WHAT IS REQUIRED
Repeat only the lines from the line containing "The picture is" through the line containing "3.53, 2.88, 1.71, 1.009, 0.593, 0.347, 0.203, 0.119]", both included, exactly as they stand.

DATA EXTRACT

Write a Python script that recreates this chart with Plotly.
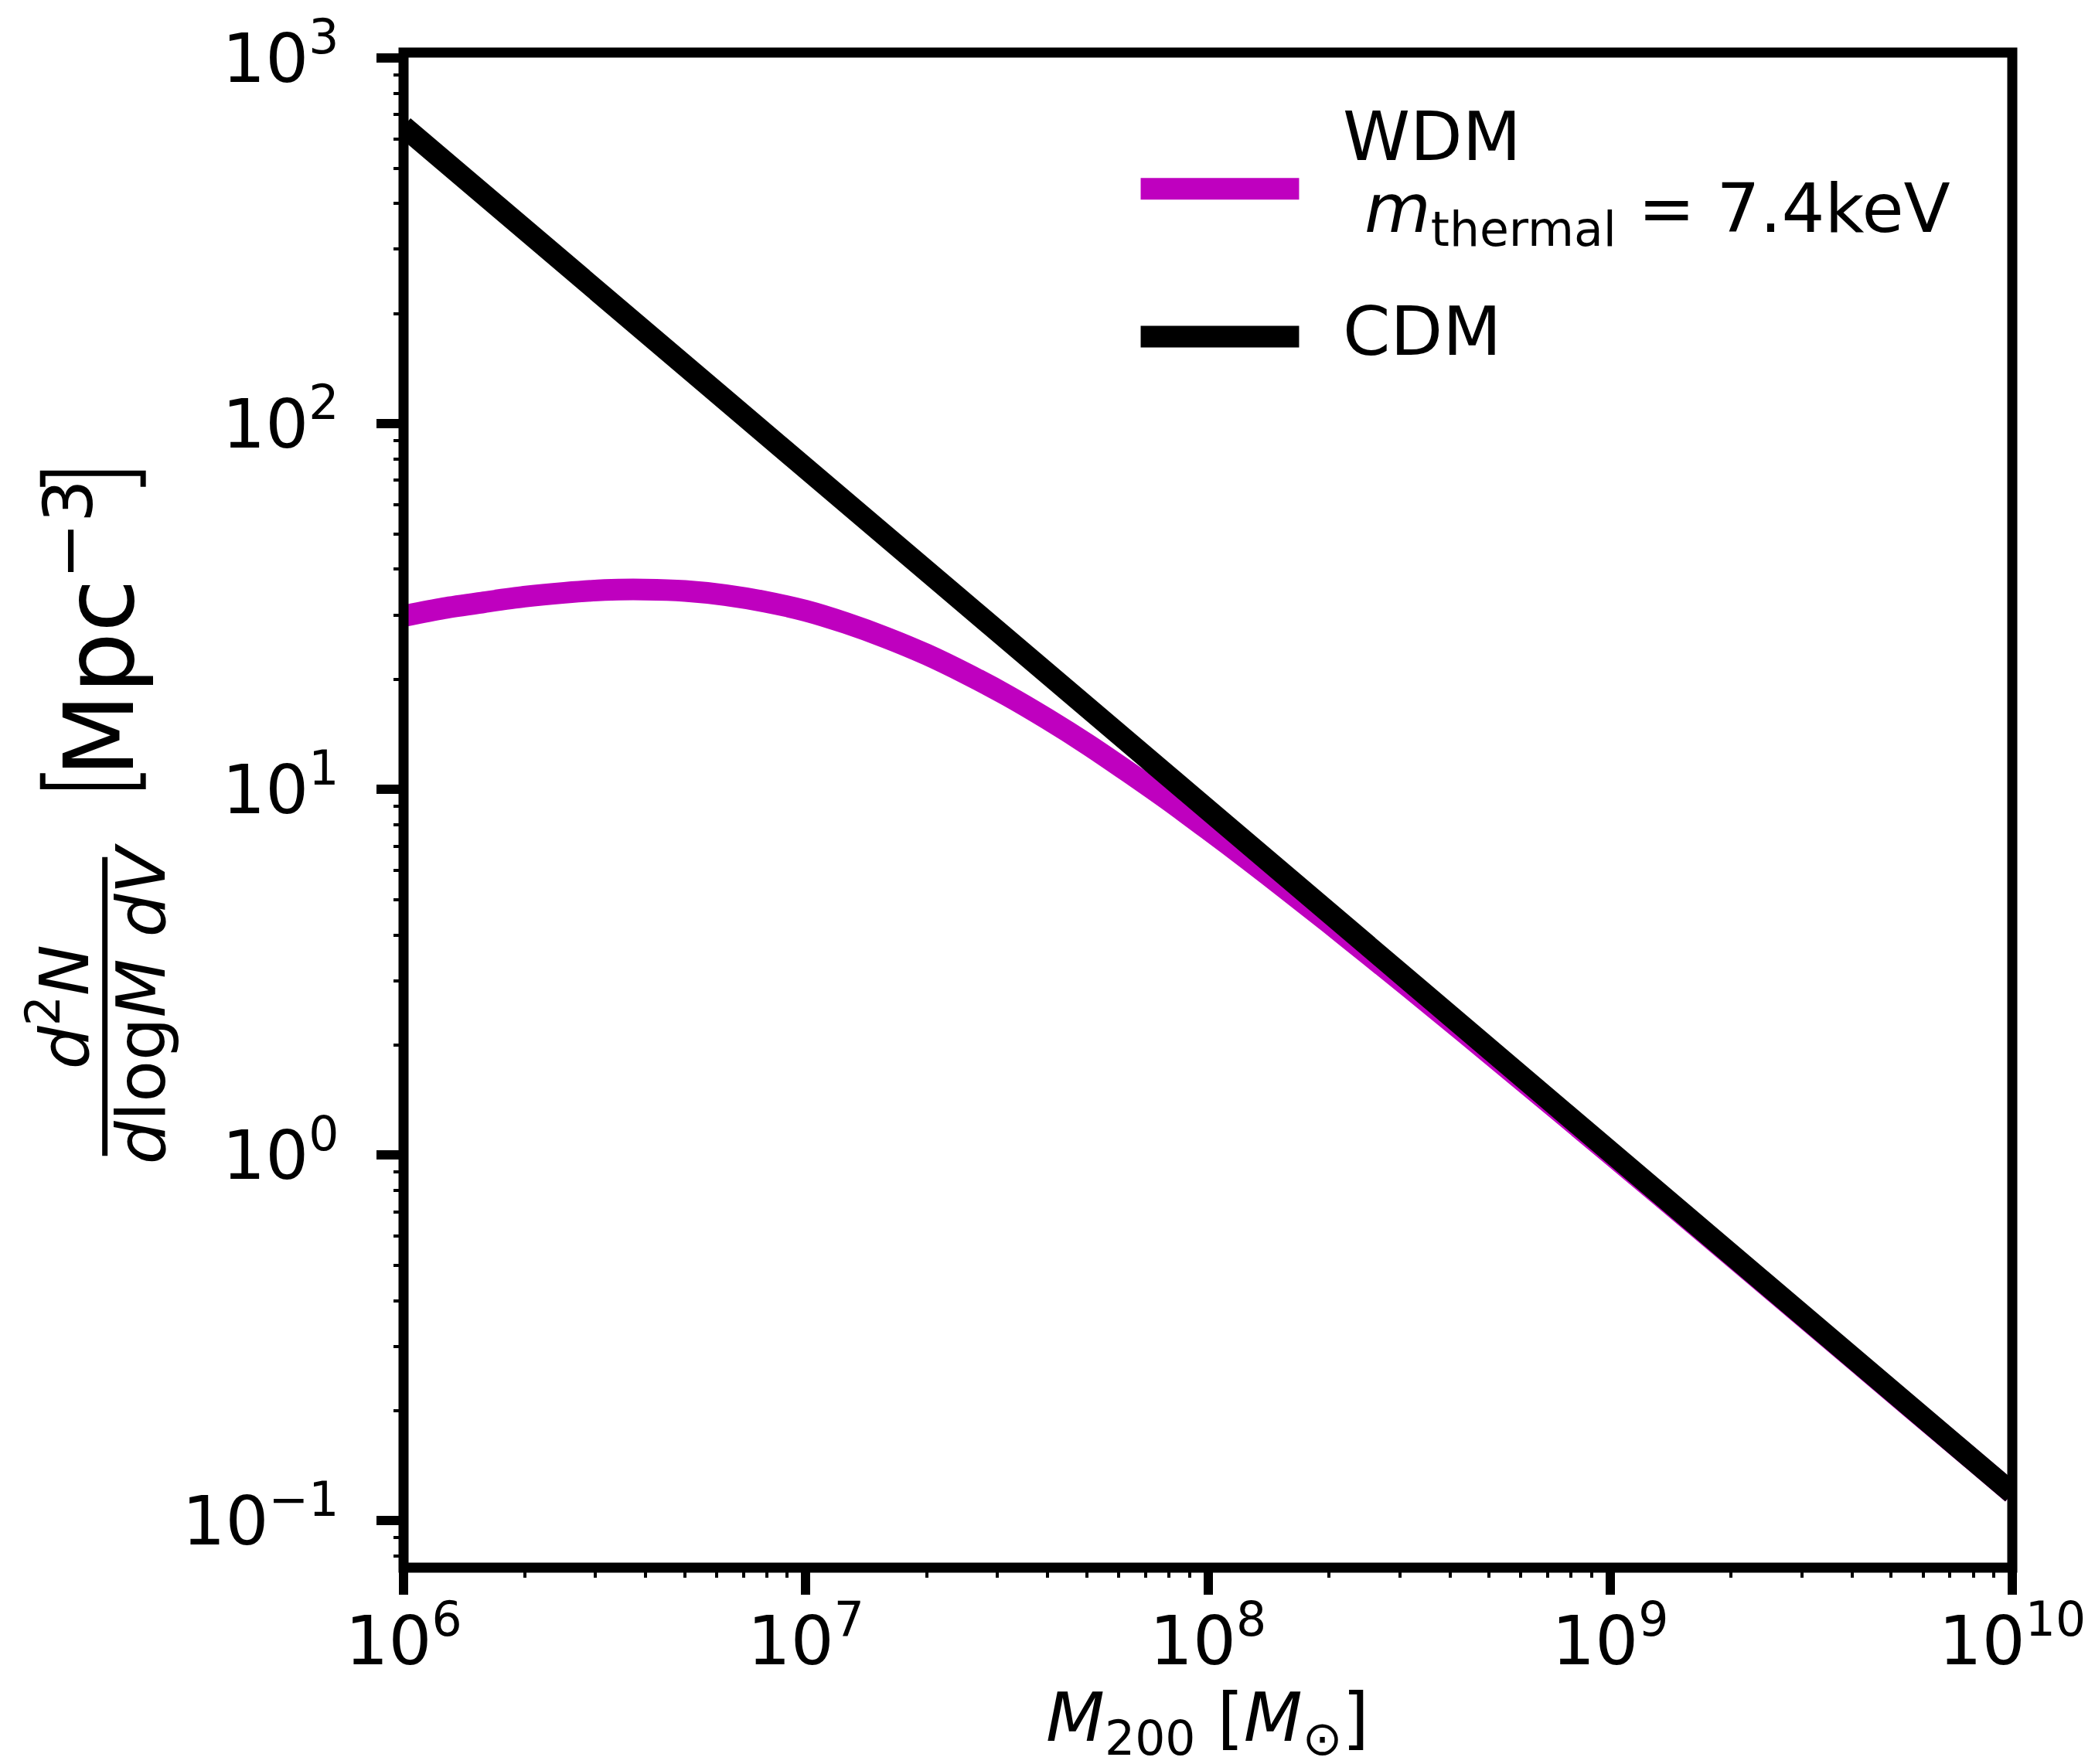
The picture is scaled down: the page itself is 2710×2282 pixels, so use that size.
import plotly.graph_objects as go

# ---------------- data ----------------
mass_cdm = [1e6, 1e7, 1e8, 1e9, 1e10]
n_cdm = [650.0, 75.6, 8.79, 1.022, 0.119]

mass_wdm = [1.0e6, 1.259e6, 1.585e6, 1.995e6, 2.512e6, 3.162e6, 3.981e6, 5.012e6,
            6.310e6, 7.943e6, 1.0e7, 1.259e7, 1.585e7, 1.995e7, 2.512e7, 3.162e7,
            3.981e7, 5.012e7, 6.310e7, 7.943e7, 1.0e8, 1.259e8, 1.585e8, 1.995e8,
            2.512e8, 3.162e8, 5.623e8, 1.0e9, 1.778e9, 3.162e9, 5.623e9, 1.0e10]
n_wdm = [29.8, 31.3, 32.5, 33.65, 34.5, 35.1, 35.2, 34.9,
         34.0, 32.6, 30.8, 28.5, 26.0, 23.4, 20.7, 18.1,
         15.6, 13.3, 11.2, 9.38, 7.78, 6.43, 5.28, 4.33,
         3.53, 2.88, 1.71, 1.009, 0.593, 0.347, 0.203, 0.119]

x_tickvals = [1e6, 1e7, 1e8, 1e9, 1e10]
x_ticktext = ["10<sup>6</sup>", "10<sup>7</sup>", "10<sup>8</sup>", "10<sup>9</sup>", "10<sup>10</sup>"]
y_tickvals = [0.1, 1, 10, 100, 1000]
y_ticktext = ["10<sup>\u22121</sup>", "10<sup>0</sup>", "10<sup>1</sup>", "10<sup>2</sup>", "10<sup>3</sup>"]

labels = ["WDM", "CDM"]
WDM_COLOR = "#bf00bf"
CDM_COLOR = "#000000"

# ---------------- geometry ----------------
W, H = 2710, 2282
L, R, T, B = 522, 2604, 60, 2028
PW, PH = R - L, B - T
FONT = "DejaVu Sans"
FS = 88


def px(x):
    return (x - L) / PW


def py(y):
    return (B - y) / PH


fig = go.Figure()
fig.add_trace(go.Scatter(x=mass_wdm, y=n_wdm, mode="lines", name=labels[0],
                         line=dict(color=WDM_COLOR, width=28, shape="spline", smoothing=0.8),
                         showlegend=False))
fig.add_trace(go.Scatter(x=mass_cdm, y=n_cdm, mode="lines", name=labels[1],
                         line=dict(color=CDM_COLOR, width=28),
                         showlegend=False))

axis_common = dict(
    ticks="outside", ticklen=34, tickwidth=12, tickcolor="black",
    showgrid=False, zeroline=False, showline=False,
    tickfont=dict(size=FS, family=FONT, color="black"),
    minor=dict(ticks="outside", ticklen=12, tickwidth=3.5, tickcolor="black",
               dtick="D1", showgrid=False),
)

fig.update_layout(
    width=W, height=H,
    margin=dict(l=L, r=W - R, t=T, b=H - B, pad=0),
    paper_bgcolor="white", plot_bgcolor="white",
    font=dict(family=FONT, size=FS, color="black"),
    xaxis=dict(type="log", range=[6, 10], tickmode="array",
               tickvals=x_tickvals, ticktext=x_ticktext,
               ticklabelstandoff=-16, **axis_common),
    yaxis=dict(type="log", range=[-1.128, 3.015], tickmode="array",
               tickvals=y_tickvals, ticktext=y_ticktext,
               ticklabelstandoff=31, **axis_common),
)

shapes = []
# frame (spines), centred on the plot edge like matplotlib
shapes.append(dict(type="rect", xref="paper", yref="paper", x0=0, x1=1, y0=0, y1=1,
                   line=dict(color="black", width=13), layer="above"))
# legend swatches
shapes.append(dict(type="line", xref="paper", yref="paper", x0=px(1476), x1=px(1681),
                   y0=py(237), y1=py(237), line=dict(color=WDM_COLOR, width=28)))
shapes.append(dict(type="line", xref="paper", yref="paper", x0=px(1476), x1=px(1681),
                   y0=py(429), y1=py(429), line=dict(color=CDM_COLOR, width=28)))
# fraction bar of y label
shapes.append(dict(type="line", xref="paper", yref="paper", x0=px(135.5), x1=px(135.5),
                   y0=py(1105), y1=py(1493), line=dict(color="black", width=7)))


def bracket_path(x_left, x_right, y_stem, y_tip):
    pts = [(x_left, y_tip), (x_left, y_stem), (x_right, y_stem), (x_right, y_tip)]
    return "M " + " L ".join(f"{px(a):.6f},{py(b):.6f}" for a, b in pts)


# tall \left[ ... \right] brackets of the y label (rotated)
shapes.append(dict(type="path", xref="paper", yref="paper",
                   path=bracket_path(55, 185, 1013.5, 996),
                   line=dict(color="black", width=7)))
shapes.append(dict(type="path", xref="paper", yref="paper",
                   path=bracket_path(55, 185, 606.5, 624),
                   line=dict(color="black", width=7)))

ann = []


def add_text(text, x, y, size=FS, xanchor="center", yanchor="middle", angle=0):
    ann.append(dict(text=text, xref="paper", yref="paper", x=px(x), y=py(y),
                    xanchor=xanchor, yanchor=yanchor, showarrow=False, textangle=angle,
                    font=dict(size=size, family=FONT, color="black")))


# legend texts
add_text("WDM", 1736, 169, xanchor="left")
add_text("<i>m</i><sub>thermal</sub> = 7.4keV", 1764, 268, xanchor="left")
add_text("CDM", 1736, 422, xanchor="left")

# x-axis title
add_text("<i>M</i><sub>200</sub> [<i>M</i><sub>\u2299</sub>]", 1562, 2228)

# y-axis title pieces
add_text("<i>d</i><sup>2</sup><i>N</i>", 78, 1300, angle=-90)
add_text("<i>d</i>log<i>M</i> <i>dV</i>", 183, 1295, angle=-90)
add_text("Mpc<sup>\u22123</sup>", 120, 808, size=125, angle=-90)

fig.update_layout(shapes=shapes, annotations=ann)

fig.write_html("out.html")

WORKED ANSWER
The picture is scaled down: the page itself is 2710×2282 pixels, so use that size.
import plotly.graph_objects as go

# ---------------- data ----------------
mass_cdm = [1e6, 1e7, 1e8, 1e9, 1e10]
n_cdm = [650.0, 75.6, 8.79, 1.022, 0.119]

mass_wdm = [1.0e6, 1.259e6, 1.585e6, 1.995e6, 2.512e6, 3.162e6, 3.981e6, 5.012e6,
            6.310e6, 7.943e6, 1.0e7, 1.259e7, 1.585e7, 1.995e7, 2.512e7, 3.162e7,
            3.981e7, 5.012e7, 6.310e7, 7.943e7, 1.0e8, 1.259e8, 1.585e8, 1.995e8,
            2.512e8, 3.162e8, 5.623e8, 1.0e9, 1.778e9, 3.162e9, 5.623e9, 1.0e10]
n_wdm = [29.8, 31.3, 32.5, 33.65, 34.5, 35.1, 35.2, 34.9,
         34.0, 32.6, 30.8, 28.5, 26.0, 23.4, 20.7, 18.1,
         15.6, 13.3, 11.2, 9.38, 7.78, 6.43, 5.28, 4.33,
         3.53, 2.88, 1.71, 1.009, 0.593, 0.347, 0.203, 0.119]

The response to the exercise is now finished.